Exploring the Amalfi Coast
It took me way too long to get to Italy (and all of the classic European travel cities, really) — I had always focused my travels on the road less taken, namely because destinations like Tanzania, Mexico, and Morocco were exotic and always worlds cheaper upon arrival.
But last year was a rough one. I left my job at CAVA and took on an intense advertising job with long hours and lots of stress — and with the upcoming election and scheduled work events, Emily’s vacation days were limited in summer. So we decided to go big: the Amalfi coast.
People say Italy’s amazing, but as someone who only went after 32 years of living, the words people say do not prepare you for how incredible Italy really is. The food, the culture, the history! Italy’s got it all. And needless to say, the Amalfi Coast really is a dream destination that I could go back to a zillion times without getting tired of it.
Rather than staying in every town and dealing with the whole ordeal of packing and unpacking your suitcase every other day, we opted to spend the entire trip in one hotel, further from Positano, and thus removed from the hoards of crowds. We discovered our hotel on Booking.com (but booked directly through them to support their business) and it was one of the best locations I’ve ever stayed. Hotel Marmorata is an old paper factory, converted into a beautiful, rustic hotel on the coast near Ravello — and it was the perfect home base for our week, where every day, we were excited for the next day’s breakfast spread.
Like any good beach vacation, we decided to alternate lazier beach days with the more involved adventure days — and when you break it down like that, any vacation starts to look short.

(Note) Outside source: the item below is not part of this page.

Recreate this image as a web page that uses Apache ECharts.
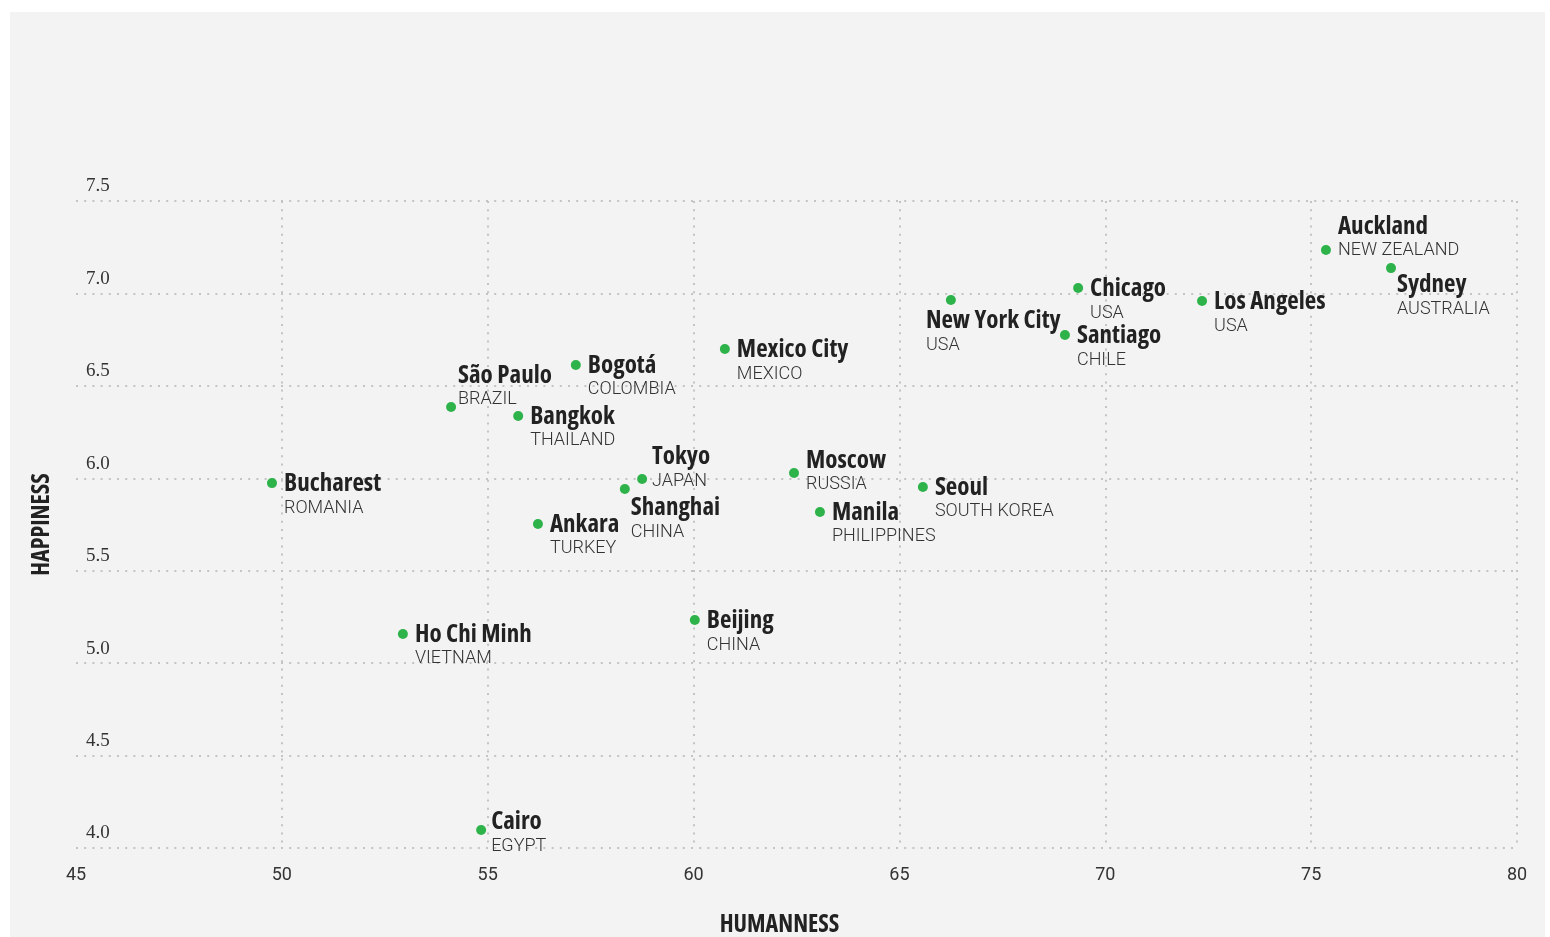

But between Airbnb Experiences and simply exploring the coast, we found the perfect combo of leisure and adventure. And pasta or pizza at every meal.
We found it easiest to fly into Rome to ease into jet lag, and then take a train to Salerno the next day. There are plenty of trains, so no need to book ahead of time. Just get to the Rome train station an hour or so before departure and purchase your ticket at a kiosk.
Note: there are fast trains, but the times were limited and we ended up just opting for a direct, regular train to Salerno.
Upon arrival in Salerno, the SITA buses are the best way to go — the roads along the Amalfi coast are winding and narrow, and parking isn’t a thing. The buses themselves scrape against houses, cliffs, and other buses on the reg, so let them do the hard work. Luckily, Hotel Marmorata has it’s own SITA bus stop, and all hotels sell the bus passes for getting around each day.
What to do
Since our hotel has its own beach area with chairs, having a cocktail and soaking in the last bit of sun was the first thing on our agenda — and often how we started each day. But when it came to activities, there were plenty — and we chose to do a full-day sailing adventure to Capri, via Airbnb. It was fantastic, and something I’d highly recommend in lieu of a gas-guzzling ferry ride to the port. Our local guide, Alessandro, brought us to several swimming areas, and worked his butt off, even making us a homemade pasta meal for lunch on the boat.
When it comes to exploring the towns, we found taking the SITA buses from town to town was the best way to see them. Positano is about a 2-3 hour trip from Marmorata, and a fantastic iconic town to explore for the day.
Ravello was by far our favorite town, perched up high on the cliffs with spectacular views, and just a fraction of the obnoxious touristy feel. And then there’s Cetara, the teeny fisherman’s town, where we were shamed by our Italian waiter for ordering 1) rosé, and then 2) coffee with our wine. 5/5 stars. Buy your limoncello in Cetara.
Where to Eat
It’s hard to go wrong with food in Italy, I learned — but we still stood by plenty of recs I got from friends (and taxi drivers).
Ravello: Have the best meal of your life at the restaurant in Hotel Parsifal (and befriend the Dallas grandma who spends 6 months a year in this hotel), grab a drink at the Belmond Caruso, and have delicious pizza and cheap house wine with other Italian families on vacation at Ristorante Salvatore.
And another place of note — if you’re looking for something easy, quiet, and cheap, we discovered Il Boschetto, a tiny patio trattoria just 10 yards up the road from our hotel, and the €10 pizza and pasta kept us happy when we didn’t feel like adventuring for a meal.
Do not skip Sal de Riso’s Amalfi pear & ricotta cake — I still dream of how light and fluffy this dessert was, and the recommendation came from a local who mentioned that the town of Minori was famous for this chef’s cake.
If you’re looking for a more rustic Italian day trip, we still laugh about our afternoon in Cetara, a little Italian fishing town that most travelers skip over. We stumbled upon Cetara Punto e Pasta, a little spot on the street with 3-4 tables. Having just eaten breakfast in the last hour or two, Emily complained about ordering more food and pasta — and she end up wiping the rest of our plates clean because the food was just. that. good. Pick up your limoncello to take home here too, since you’re far enough removed from Positano’s price gouging.